▶ [Aim of the task] Filter the entries below, keeping every line that has the word "matplotlib".

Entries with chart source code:
################
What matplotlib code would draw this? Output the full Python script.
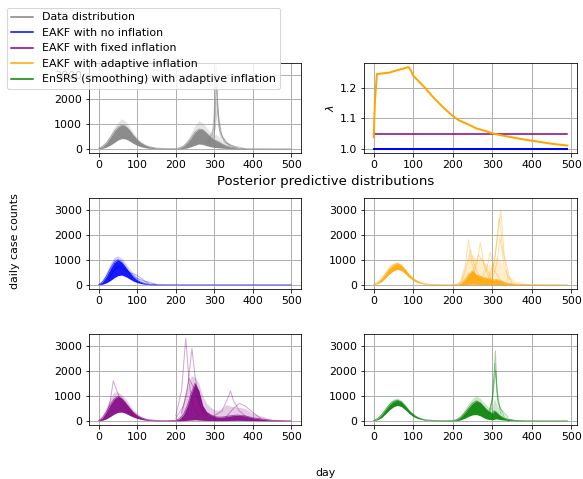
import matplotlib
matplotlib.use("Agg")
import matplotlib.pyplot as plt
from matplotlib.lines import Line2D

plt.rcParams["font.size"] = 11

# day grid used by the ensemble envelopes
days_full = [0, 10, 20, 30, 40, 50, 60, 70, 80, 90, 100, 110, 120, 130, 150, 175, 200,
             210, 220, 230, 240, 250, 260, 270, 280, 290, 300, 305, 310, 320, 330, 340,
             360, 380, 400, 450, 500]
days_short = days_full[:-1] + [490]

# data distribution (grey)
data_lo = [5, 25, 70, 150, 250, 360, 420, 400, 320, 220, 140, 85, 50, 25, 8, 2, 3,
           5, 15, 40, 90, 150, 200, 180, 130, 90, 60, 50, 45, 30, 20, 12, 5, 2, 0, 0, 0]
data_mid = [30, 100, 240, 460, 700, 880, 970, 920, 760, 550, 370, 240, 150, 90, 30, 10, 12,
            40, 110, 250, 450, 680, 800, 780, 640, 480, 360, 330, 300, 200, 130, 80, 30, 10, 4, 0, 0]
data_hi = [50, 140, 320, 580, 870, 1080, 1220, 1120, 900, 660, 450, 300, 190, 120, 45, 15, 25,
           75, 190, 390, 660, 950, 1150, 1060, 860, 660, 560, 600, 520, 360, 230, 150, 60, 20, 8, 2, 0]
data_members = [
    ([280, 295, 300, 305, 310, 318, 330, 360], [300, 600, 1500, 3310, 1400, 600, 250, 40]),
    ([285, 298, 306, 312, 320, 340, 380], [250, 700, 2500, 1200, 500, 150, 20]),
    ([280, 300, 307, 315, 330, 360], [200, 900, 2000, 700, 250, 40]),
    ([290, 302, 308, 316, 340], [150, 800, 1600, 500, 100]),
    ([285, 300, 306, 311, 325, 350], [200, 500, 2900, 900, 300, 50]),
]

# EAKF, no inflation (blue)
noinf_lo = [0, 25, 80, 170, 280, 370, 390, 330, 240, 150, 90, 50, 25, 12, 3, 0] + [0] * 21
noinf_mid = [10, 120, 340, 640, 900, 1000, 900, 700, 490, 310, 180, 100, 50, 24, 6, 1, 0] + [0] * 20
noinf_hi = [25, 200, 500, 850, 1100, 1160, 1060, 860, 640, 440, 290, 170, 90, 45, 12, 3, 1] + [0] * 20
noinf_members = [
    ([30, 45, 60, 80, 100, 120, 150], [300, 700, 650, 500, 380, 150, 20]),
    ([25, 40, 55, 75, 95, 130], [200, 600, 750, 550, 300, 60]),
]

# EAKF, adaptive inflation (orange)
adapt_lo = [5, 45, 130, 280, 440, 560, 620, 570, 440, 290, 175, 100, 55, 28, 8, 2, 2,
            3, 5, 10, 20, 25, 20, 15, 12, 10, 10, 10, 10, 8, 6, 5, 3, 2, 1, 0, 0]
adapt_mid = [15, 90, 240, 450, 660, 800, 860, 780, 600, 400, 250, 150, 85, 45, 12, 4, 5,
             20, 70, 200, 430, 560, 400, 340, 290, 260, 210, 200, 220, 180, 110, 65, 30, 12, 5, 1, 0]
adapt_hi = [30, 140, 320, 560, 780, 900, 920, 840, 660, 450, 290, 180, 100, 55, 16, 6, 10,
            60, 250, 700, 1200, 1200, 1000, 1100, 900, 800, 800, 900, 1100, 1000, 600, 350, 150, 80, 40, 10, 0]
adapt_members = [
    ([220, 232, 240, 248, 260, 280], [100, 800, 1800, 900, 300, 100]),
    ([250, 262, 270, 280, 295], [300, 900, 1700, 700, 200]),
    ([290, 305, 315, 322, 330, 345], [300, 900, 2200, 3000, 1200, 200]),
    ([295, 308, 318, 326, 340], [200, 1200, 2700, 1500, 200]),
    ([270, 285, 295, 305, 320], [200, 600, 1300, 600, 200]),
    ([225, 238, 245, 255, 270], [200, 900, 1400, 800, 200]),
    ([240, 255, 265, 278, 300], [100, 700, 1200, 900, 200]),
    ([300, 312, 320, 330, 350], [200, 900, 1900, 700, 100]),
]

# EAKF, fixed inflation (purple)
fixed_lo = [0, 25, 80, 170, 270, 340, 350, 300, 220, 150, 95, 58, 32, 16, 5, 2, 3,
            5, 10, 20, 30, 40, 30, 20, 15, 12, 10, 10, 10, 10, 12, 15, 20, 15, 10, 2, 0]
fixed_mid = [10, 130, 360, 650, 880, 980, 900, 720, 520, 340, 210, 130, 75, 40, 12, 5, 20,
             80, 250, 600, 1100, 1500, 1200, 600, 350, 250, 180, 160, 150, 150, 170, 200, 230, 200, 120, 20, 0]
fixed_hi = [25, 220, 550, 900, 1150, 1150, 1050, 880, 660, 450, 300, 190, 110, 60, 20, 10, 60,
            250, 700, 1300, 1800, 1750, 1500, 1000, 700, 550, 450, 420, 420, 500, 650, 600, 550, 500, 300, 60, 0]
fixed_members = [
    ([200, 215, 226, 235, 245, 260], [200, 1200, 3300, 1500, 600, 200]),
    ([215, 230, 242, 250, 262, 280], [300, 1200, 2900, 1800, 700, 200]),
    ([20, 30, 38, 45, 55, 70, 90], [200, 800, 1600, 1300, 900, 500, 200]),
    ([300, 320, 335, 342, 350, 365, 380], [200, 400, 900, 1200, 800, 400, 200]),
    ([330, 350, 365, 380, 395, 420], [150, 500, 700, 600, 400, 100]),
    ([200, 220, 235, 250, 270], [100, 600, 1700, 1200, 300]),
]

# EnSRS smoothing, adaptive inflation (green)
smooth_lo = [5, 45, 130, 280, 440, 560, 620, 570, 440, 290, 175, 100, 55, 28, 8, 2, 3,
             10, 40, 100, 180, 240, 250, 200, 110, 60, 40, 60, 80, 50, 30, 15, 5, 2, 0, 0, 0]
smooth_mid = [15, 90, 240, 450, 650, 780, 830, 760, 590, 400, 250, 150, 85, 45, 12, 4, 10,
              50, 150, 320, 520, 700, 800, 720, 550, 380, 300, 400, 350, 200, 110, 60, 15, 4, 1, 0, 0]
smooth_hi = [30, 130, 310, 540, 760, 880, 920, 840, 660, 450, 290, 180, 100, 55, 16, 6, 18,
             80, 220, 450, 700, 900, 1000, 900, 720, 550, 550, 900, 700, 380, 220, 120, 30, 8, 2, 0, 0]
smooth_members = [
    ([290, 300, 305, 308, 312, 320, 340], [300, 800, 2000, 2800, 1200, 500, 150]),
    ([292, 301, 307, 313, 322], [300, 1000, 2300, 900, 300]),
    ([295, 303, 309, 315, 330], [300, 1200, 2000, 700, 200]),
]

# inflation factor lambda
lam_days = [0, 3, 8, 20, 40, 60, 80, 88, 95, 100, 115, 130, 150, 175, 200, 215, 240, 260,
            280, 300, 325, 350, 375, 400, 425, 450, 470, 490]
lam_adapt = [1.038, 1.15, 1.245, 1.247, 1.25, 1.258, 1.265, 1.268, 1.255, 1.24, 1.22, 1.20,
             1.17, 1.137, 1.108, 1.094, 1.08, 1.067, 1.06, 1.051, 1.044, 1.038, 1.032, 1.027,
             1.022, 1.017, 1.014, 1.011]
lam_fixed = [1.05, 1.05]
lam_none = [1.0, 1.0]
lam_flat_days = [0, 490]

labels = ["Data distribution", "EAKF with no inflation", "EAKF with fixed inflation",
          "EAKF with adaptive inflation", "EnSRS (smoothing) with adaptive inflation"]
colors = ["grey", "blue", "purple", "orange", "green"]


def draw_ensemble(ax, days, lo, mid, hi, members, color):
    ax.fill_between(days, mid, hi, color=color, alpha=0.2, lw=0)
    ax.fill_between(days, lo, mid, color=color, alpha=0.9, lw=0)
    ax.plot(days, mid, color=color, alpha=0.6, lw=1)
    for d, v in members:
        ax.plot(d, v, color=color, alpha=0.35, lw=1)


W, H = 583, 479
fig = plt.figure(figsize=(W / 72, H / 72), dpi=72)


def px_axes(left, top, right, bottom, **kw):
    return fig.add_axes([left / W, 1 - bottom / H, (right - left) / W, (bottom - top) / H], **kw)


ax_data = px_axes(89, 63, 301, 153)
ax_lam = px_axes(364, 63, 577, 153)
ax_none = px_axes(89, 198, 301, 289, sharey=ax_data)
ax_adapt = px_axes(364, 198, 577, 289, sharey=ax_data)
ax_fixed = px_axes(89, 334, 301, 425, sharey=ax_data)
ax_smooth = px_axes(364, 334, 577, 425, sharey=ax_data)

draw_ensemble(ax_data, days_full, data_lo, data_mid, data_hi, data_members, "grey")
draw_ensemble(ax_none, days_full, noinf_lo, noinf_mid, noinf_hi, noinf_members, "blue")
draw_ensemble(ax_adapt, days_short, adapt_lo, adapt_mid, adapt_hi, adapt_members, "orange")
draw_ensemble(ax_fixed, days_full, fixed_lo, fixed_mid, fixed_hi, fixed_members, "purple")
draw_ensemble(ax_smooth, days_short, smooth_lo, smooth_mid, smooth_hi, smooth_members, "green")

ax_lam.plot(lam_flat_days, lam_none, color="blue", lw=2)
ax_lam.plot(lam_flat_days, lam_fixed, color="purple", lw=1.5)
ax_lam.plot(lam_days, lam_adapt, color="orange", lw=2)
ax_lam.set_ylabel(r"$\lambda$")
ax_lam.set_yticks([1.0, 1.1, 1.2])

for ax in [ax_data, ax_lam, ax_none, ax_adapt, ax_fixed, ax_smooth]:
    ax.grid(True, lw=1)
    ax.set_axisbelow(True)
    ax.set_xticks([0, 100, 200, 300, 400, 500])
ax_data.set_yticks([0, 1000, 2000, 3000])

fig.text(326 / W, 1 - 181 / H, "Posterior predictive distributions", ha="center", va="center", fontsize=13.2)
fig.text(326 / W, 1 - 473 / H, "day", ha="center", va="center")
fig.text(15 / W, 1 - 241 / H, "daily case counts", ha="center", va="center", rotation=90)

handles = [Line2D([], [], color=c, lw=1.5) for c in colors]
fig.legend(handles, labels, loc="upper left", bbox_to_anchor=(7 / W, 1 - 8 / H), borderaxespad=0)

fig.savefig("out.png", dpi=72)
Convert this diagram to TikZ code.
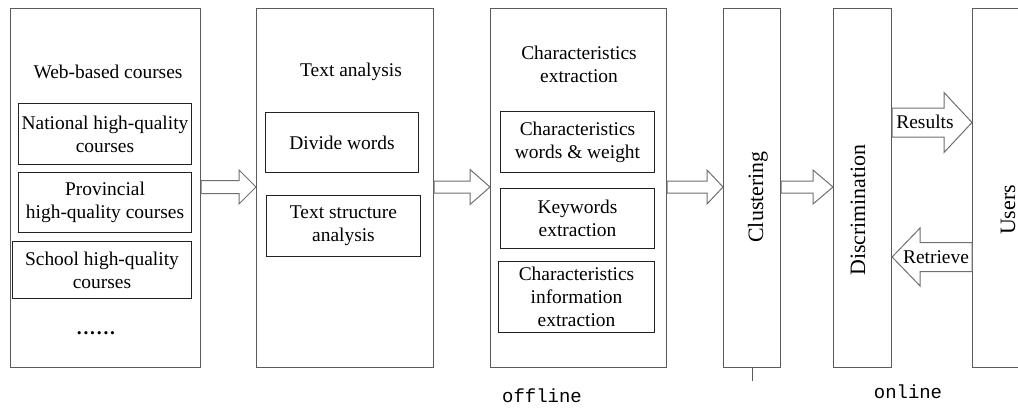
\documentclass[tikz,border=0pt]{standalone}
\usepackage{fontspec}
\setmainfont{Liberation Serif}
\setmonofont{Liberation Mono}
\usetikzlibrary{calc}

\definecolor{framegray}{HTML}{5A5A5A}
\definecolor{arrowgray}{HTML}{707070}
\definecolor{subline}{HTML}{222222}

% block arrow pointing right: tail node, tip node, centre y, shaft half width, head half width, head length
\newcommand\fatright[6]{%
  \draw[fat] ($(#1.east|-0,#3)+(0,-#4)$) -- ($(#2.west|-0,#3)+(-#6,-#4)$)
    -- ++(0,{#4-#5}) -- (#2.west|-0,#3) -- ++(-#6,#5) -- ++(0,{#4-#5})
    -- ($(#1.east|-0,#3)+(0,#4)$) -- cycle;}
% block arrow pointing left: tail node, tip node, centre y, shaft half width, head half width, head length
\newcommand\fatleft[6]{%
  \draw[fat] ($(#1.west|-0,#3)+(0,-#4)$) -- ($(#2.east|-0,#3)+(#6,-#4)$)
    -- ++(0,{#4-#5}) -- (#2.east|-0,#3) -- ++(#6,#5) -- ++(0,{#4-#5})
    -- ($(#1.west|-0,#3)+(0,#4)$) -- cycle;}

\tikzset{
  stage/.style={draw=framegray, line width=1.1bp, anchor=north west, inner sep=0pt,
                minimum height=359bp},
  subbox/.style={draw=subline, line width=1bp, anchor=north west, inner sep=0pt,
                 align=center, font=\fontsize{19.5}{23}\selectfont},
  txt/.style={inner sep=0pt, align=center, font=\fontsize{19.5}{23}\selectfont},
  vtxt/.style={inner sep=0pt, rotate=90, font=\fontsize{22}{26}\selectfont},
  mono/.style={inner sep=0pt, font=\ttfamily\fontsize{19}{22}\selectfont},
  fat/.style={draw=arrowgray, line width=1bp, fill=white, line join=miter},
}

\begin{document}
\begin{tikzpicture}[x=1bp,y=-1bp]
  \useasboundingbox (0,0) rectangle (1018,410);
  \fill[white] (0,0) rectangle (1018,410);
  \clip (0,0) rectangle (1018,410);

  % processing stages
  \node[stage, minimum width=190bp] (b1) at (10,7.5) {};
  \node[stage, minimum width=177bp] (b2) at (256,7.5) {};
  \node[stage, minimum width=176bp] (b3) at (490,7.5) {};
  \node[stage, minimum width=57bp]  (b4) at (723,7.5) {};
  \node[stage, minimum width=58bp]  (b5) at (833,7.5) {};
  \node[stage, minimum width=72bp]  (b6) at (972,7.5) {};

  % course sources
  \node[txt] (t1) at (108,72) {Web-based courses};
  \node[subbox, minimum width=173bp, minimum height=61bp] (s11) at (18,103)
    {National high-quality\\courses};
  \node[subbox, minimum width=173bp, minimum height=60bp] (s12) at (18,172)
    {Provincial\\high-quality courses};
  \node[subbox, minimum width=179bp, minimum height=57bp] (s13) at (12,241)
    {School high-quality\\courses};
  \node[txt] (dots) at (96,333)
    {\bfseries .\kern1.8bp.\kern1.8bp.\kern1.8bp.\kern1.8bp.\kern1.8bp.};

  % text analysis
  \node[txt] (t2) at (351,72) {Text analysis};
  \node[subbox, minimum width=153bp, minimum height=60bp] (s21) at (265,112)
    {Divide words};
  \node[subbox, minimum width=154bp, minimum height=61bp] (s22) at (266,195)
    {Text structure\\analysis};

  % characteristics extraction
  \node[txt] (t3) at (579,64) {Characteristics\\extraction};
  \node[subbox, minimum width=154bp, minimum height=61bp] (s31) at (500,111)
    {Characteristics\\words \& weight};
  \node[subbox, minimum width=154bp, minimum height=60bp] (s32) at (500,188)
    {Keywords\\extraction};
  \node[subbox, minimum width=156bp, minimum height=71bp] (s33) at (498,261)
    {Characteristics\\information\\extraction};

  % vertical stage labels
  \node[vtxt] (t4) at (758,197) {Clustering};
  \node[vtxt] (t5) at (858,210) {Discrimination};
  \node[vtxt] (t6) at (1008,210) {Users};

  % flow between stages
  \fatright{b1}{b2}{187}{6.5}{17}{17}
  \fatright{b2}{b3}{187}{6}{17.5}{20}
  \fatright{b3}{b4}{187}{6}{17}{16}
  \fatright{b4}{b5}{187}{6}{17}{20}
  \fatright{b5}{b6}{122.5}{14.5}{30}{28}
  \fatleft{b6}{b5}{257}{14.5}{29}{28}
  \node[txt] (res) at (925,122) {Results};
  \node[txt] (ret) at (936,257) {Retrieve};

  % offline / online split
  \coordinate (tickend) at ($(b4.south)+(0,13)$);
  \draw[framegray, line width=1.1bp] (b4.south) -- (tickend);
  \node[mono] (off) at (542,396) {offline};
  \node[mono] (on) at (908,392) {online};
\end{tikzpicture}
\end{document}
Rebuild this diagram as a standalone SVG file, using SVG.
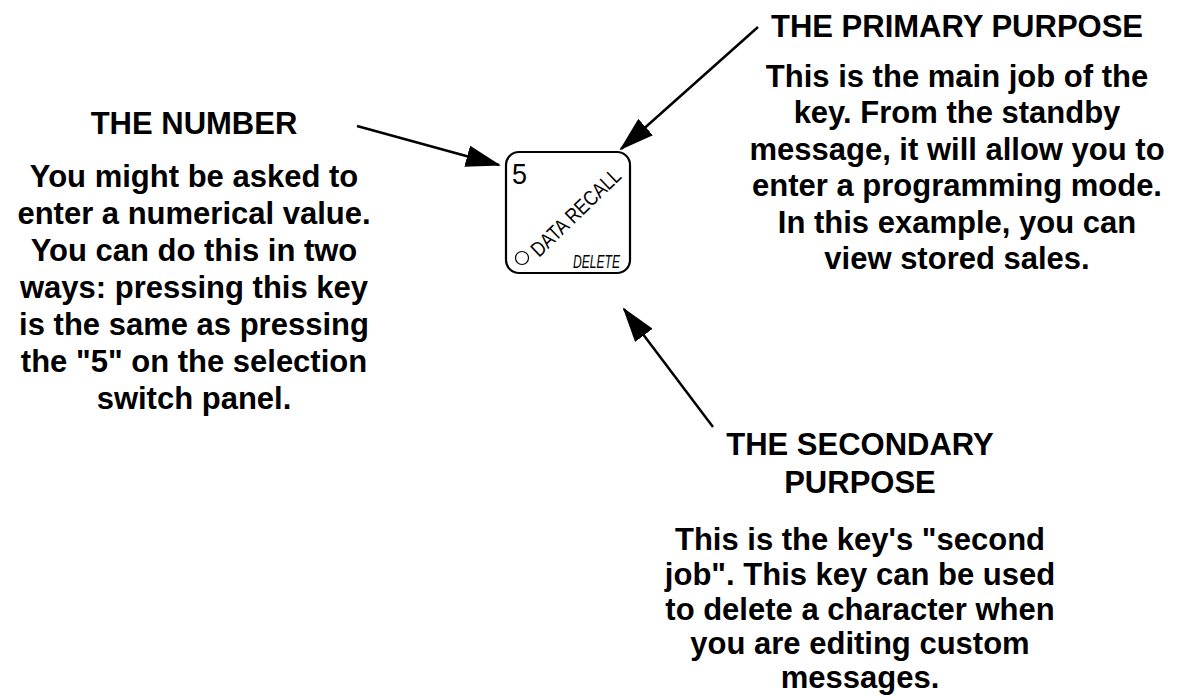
################
▶ [Answer for the task]
What matplotlib code would draw this? Output the full Python script.
import matplotlib
matplotlib.use("Agg")
import matplotlib.pyplot as plt
from matplotlib.lines import Line2D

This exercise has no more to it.